2°) QU'en retenant que la société avait manifesté sa bonne foi exclusive de l'intention de dissimulation d'emploi requise par la loi aux motifs, inopérants, que le contrat de travail avait été régularisé après des tentatives de rapprochement avec le salarié et le délégué syndical et avant le jugement du conseil de prud'hommes en procédant simultanément aux rappels de salaires et rectifications de l'attestation Pôle Emploi, sans rechercher, comme elle y était invitée, si pendant la période du 7 juillet 2011 au 30 septembre 2011, il avait existé une véritable relation de travail caractérisée par l'existence d'un lien de subordination, des tâches confiées sans rapport avec ses études et une absence de formation par l'organisme signataire de la convention ; qu'en statuant de la sorte, la cour d'appel n'a pas donné de base légale à sa décision au regard de l'article L. 8221-5 du code du travail ;

3°) QU'en déboutant le salarié de sa demande d'indemnité pour travail dissimulé aux motifs, inopérants, qu'il n'en est résulté aucun dommage pour le salarié, la cour d'appel a violé l'article L. 8221-5 du code du travail.

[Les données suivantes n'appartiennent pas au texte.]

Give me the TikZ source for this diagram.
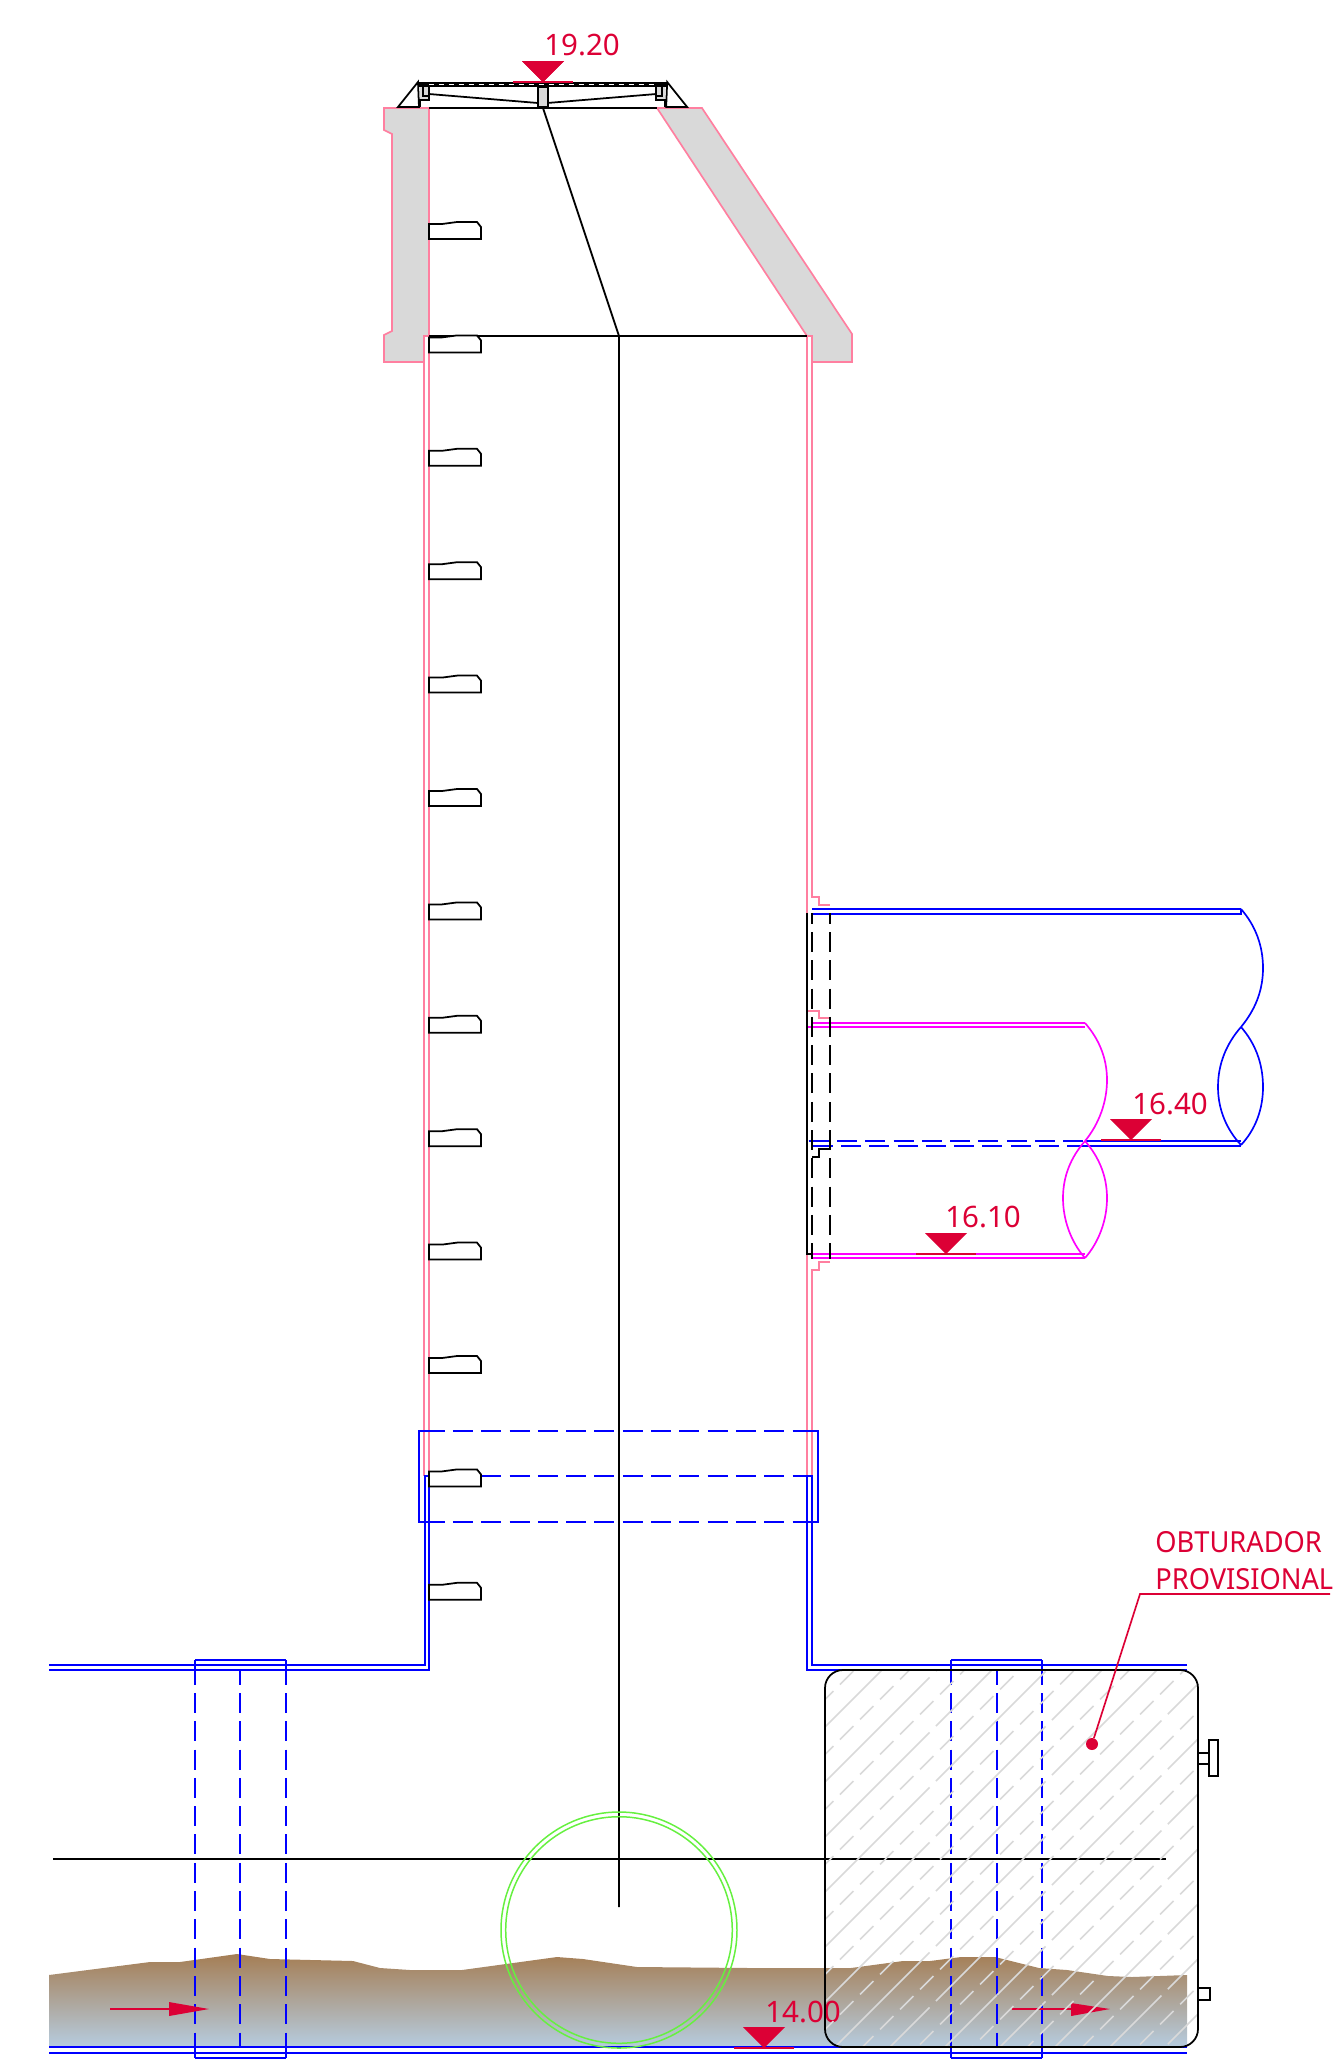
\documentclass[tikz,border=0pt]{standalone}
\usepackage{fontspec}
\setmainfont{Noto Sans}
\newfontfamily\plugfont[FakeStretch=0.94]{Noto Sans}
\definecolor{levelred}{HTML}{DC0035}
\definecolor{wallpink}{HTML}{FF7FA0}
\definecolor{concrete}{HTML}{D9D9D9}
\definecolor{pipeblue}{HTML}{0000FF}
\definecolor{pipemagenta}{HTML}{FF00FF}
\definecolor{ringgreen}{HTML}{66F040}
\definecolor{hatchgray}{HTML}{D9D9D9}
\definecolor{groundtop}{HTML}{A57E55}
\definecolor{groundmid}{HTML}{AEB0A8}
\definecolor{groundbot}{HTML}{B6CCDF}
\tikzset{
  wall/.style={wallpink, line width=0.95pt},
  pipe/.style={pipeblue, line width=0.95pt},
  branch/.style={pipemagenta, line width=0.95pt},
  blk/.style={black, line width=1pt},
  rung/.style={blk, fill=white},
  longdash/.style={dash pattern=on 0.4cm off 0.166cm},
  hatchlong/.style={hatchgray, line width=0.9pt, dash pattern=on 3.1cm off 0.18cm},
  hatchshort/.style={hatchgray, line width=0.9pt, dash pattern=on 0.38cm off 0.186cm},
  leveltext/.style={levelred, anchor=base west, inner sep=0pt, font=\fontsize{16.8pt}{20pt}\selectfont},
  plugtext/.style={levelred, anchor=base west, inner sep=0pt, font=\plugfont\fontsize{16.5pt}{20pt}\selectfont},
}
\begin{document}
\begin{tikzpicture}[x=0.02cm, y=-0.02cm]
\useasboundingbox (0,0) rectangle (1336,2067);
% Ground and water
\shade[top color=groundtop, middle color=groundmid, bottom color=groundbot] (49,1975) -- (150,1962) -- (180,1962) -- (237,1954) -- (270,1959) -- (353,1961) -- (380,1968) -- (410,1970) -- (462,1970) -- (557,1957) -- (583,1959) -- (637,1967) -- (750,1968) -- (851,1968) -- (903,1961) -- (930,1961) -- (961,1957) -- (995,1957) -- (1039,1968) -- (1067,1970) -- (1108,1976) -- (1132,1977) -- (1187,1975) -- (1187,2047) -- (49,2047) -- cycle;
% Concrete top pieces
\draw[wall, fill=concrete] (429,108) -- (384,108) -- (384,130) -- (392,134) -- (392,331) -- (384,335) -- (384,362) -- (424,362) -- (424,336) -- (429,336) -- cycle;
\draw[wall, fill=concrete] (657,108) -- (702,108) -- (852,334) -- (852,362) -- (812,362) -- (812,336) -- (807,336) -- cycle;
% Shaft walls
\draw[wall] (424,362) -- (424,1476);
\draw[wall] (429,336) -- (429,1476);
\draw[wall] (807,336) -- (807,1476);
\draw[wall] (812,362) -- (812,897) -- (819,897) -- (819,905) -- (830,905);
\draw[wall] (807,1011) -- (819,1011) -- (819,1018) -- (830,1018);
\draw[wall] (830,1262) -- (819,1262) -- (819,1270) -- (812,1270) -- (812,1476);
% Upper blue pipe
\draw[pipe] (812,909) -- (1241,909);
\draw[pipe] (812,914) -- (1241,914) -- (1241,909);
\draw[pipe] (1241,909) .. controls (1255,925) and (1263,945) .. (1263,968) .. controls (1263,991) and (1255,1010) .. (1241,1027);
\draw[pipe] (1241,1027) .. controls (1227,1043) and (1218,1063) .. (1218,1087) .. controls (1218,1110) and (1227,1130) .. (1241,1145);
\draw[pipe] (1241,1027) .. controls (1255,1043) and (1263,1063) .. (1263,1087) .. controls (1263,1110) and (1255,1130) .. (1241,1145);
\draw[pipe, longdash, dash phase=0.532cm] (807,1141) -- (1085,1141);
\draw[pipe, longdash, dash phase=0.552cm] (812,1146) -- (1068,1146);
\draw[pipe] (1085,1141) -- (1241,1141);
\draw[pipe] (1068,1146) -- (1241,1146);
% Magenta pipe
\draw[branch] (812,1023) -- (1085,1023);
\draw[branch] (807,1027) -- (1085,1027);
\draw[branch] (1085,1023) .. controls (1099,1039) and (1107,1058) .. (1107,1080) .. controls (1107,1102) and (1099,1124) .. (1085,1141);
\draw[branch] (1085,1141) .. controls (1071,1157) and (1063,1176) .. (1063,1198) .. controls (1063,1220) and (1071,1242) .. (1085,1258);
\draw[branch] (1085,1141) .. controls (1099,1157) and (1107,1176) .. (1107,1198) .. controls (1107,1220) and (1099,1242) .. (1085,1258);
\draw[branch] (807,1254) -- (1085,1254);
\draw[branch] (812,1258) -- (1085,1258);
% Black wall connection
\draw[blk] (807,913) -- (807,1254) -- (812,1254);
\draw[blk, longdash, dash phase=0.186cm] (812,913) -- (812,1259);
\draw[blk, longdash, dash phase=0.186cm] (830,913) -- (830,1259);
\draw[blk] (830,1149) -- (819,1149) -- (819,1157) -- (812,1157);
% Main channel
\draw[pipe] (49,1665) -- (425,1665) -- (425,1476) -- (429,1476) -- (429,1670) -- (49,1670);
\draw[pipe] (1187,1665) -- (812,1665) -- (812,1476) -- (807,1476) -- (807,1670) -- (1187,1670);
\draw[pipe] (49,2047) -- (1187,2047);
\draw[pipe] (49,2053) -- (1187,2053);
% Sleeve through the shaft
\draw[pipe] (443,1431) -- (419,1431) -- (419,1522) -- (443,1522);
\draw[pipe] (794,1431) -- (818,1431) -- (818,1522) -- (794,1522);
\draw[pipe, longdash, dash phase=0.086cm] (429,1476) -- (807,1476);
\foreach \y in {1431,1522}
    \draw[pipe, longdash, dash phase=0.452cm] (419,\y) -- (818,\y);
% Side stubs
\foreach \x in {195,286,951,1042} {
    \draw[pipe] (\x,1670) -- (\x,1660);
    \draw[pipe] (\x,2048) -- (\x,2058);
    \draw[pipe, longdash, dash phase=0.106cm] (\x,1670) -- (\x,2048);
}
\foreach \x in {240,997}
    \draw[pipe, longdash, dash phase=0.106cm] (\x,1670) -- (\x,2048);
\draw[pipe] (195,1660) -- (286,1660);
\draw[pipe] (195,2058) -- (286,2058);
\draw[pipe] (951,1660) -- (1042,1660);
\draw[pipe] (951,2058) -- (1042,2058);
% Axis lines
\draw[blk] (429,108) -- (657,108);
\draw[blk] (429,336) -- (807,336);
\draw[blk] (543,108) -- (619,336) -- (619,1907);
\draw[blk] (53,1859) -- (1166,1859);
% Rungs
\foreach \k in {0,...,12} {
    \pgfmathsetmacro{\y}{224+113.4*\k}
    \draw[rung] (429,\y) -- ++(13,0) -- ++(15,-2) -- ++(20,0) -- ++(4,5) -- ++(0,12) -- ++(-52,0) -- cycle;
}
% Green ring
\draw[ringgreen, line width=0.85pt] (619,1930) circle (118);
\draw[ringgreen, line width=0.85pt] (619,1930) circle (113.3);
% Flow arrows
\fill[levelred] (110,2008) rectangle (169,2010);
\fill[levelred] (169,2002) -- (209,2009) -- (169,2016) -- cycle;
\fill[levelred] (1012,2008) rectangle (1071,2010);
\fill[levelred] (1071,2003) -- (1110,2009) -- (1071,2016) -- cycle;
% Levels
\foreach \x/\y in {543/82,1131/1140,946/1254,764/2048} {
    \fill[levelred] (\x,\y) -- ++(-21,-21) -- ++(42,0) -- cycle;
    \draw[levelred, line width=0.95pt] (\x-30,\y) -- (\x+30,\y);
}
\node[leveltext] (levelTop) at (544,55) {19.20};
\node[leveltext] (levelUpper) at (1132,1114) {16.40};
\node[leveltext] (levelLower) at (945,1227) {16.10};
\node[leveltext] (levelBottom) at (765,2022) {14.00};
% Plug hatching
\begin{scope}
\clip[rounded corners=0.36cm] (825,1670) rectangle (1198,2047);
\foreach \c in {2497,2552,...,3260}
    \draw[hatchlong] (820,\c-820) -- (1205,\c-1205);
\foreach \c in {2524.5,2579.5,...,3260}
    \draw[hatchshort] (820,\c-820) -- (1205,\c-1205);
\end{scope}
% Plug outline
\draw[blk, rounded corners=0.36cm] (825,1670) rectangle (1198,2047);
\draw[blk] (1198,1753) rectangle (1209,1764);
\draw[blk] (1209,1740) rectangle (1218,1776);
\draw[blk] (1198,1988) rectangle (1210,2000);
% Cover frame
\foreach \m in {0,1} {
\begin{scope}[xshift=\m*2172*0.01cm, xscale=1-2*\m]
    \fill[concrete] (420,83) -- (429,83) -- (429,100) -- (420,100) -- (420,107) -- cycle;
    \draw[blk] (398,107) -- (418,82) -- (419,107) -- cycle;
    \draw[blk] (420,107) -- (420,100) -- (429,100) -- (429,85);
    \draw[blk] (423,83) -- (423,96) -- (429,96);
    \draw[blk] (429,94) -- (538,103);
\end{scope}
}
\fill[black] (418,81.5) rectangle (668,87);
\draw[white, line width=0.6pt, dash pattern=on 0.1cm off 0.1cm] (429,84.5) -- (657,84.5);
\draw[levelred, line width=0.95pt] (513,82) -- (573,82);
\fill[levelred] (543,82) -- (522,61) -- (564,61) -- cycle;
\draw[blk, fill=concrete] (538,87) rectangle (548,107);
% Plug label
\node[plugtext] (plugLabelTop) at (1155,1552) {OBTURADOR};
\node[plugtext] (plugLabelBottom) at (1155,1589) {PROVISIONAL};
\node[circle, fill=levelred, inner sep=0pt, minimum size=0.24cm] (plugDot) at (1092,1744) {};
\coordinate (plugElbow) at (1140,1594);
\coordinate (plugEnd) at (1330,1594);
\draw[levelred, line width=0.95pt] (plugDot) -- (plugElbow) -- (plugEnd);
\end{tikzpicture}
\end{document}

DEUXIEME MOYEN DE CASSATION :

Le moyen fait grief à l'arrêt attaqué d'AVOIR fixé le salaire mensuel moyen brut à la somme de 2 880 euros et d'AVOIR en conséquence condamné la société à payer au salarié une indemnité de requalification de contrat, une indemnité compensatrice de préavis et de congés payés afférents sur cette base ;

AUX MOTIFS QU'en application de l'article L. 1245-2 du Code du travail, il est dû à Monsieur Kamal X... une indemnité de requalification qui ne peut pas être inférieure à un mois de salaire, la base de calcul étant la rémunération perçue avant la requalification, soit 2 880 € ; que la fin du contrat de travail s'analysant en rupture d'un contrat à durée indéterminée, elle produit les effets d'un licenciement dépourvu de cause réelle et sérieuse ; qu'il est donc dû à M. X..., compte tenu de son coefficient les sommes suivantes :-2 880 € à titre d'indemnité de préavis,-288 € à titre d'indemnité compensatrice de congés payés sur préavis ;

1°) ALORS QUE le salarié avait fait valoir qu'en application de l'article L. 1242-15 du code du travail, la rémunération perçue par un salarié titulaire d'un contrat de travail à durée déterminée ne peut être inférieure à celle que percevrait un salarié bénéficiant d'un contrat de travail à durée indéterminée, dans la même entreprise, de qualification professionnelle équivalente et occupant les mêmes fonctions ; qu'en l'espèce, la rémunération qui lui avait été proposée dans le cadre du contrat de travail à durée indéterminée qui lui avait été soumis pour signature le 16 juin 2011 était de 3 000 euros tandis qu'elle n'était que de 2 880 euros dans le cadre de son contrat de travail à durée déterminée ; qu'en s'abstenant de répondre à ce moyen clair et déterminant des conclusions d'appel pour fixer comme base de calcul de l'indemnité de requalification la rémunération perçue avant la requalification quand la rémunération perçue par un salarié bénéficiant d'un contrat de travail à durée indéterminée, dans la même entreprise, de qualification professionnelle équivalente et occupant les mêmes fonctions que M. X... était supérieure, la cour d'appel a violé l'article 455 du code de procédure civile ;

2°) ALORS QUE la cassation qui sera prononcée sur la branche qui précède emportera par voie de conséquence la cassation du chef du dispositif de l'arrêt qui a limité la condamnation de l'employeur à payer une indemnité compensatrice de préavis et de congés payés sur préavis sur la base de la rémunération perçue par le salarié avant la requalification, en application de l'article 624 du code de procédure civile ;

3°) ALORS QUE l'article 15 de la convention collective applicable prévoit un préavis de trois mois pour les ingénieurs et cadres ; qu'en décidant de faire application d'un préavis d'un mois et de condamner la société à payer au salarié une indemnité compensatrice de préavis d'un mois et les congés payés afférents quand son statut était celui d'un consultant junior appartenant aux ingénieurs et cadres, la cour d'appel a violé l'article 15 de la convention collective nationale des bureaux d'études techniques, des ingénieurs conseils et des sociétés de conseils.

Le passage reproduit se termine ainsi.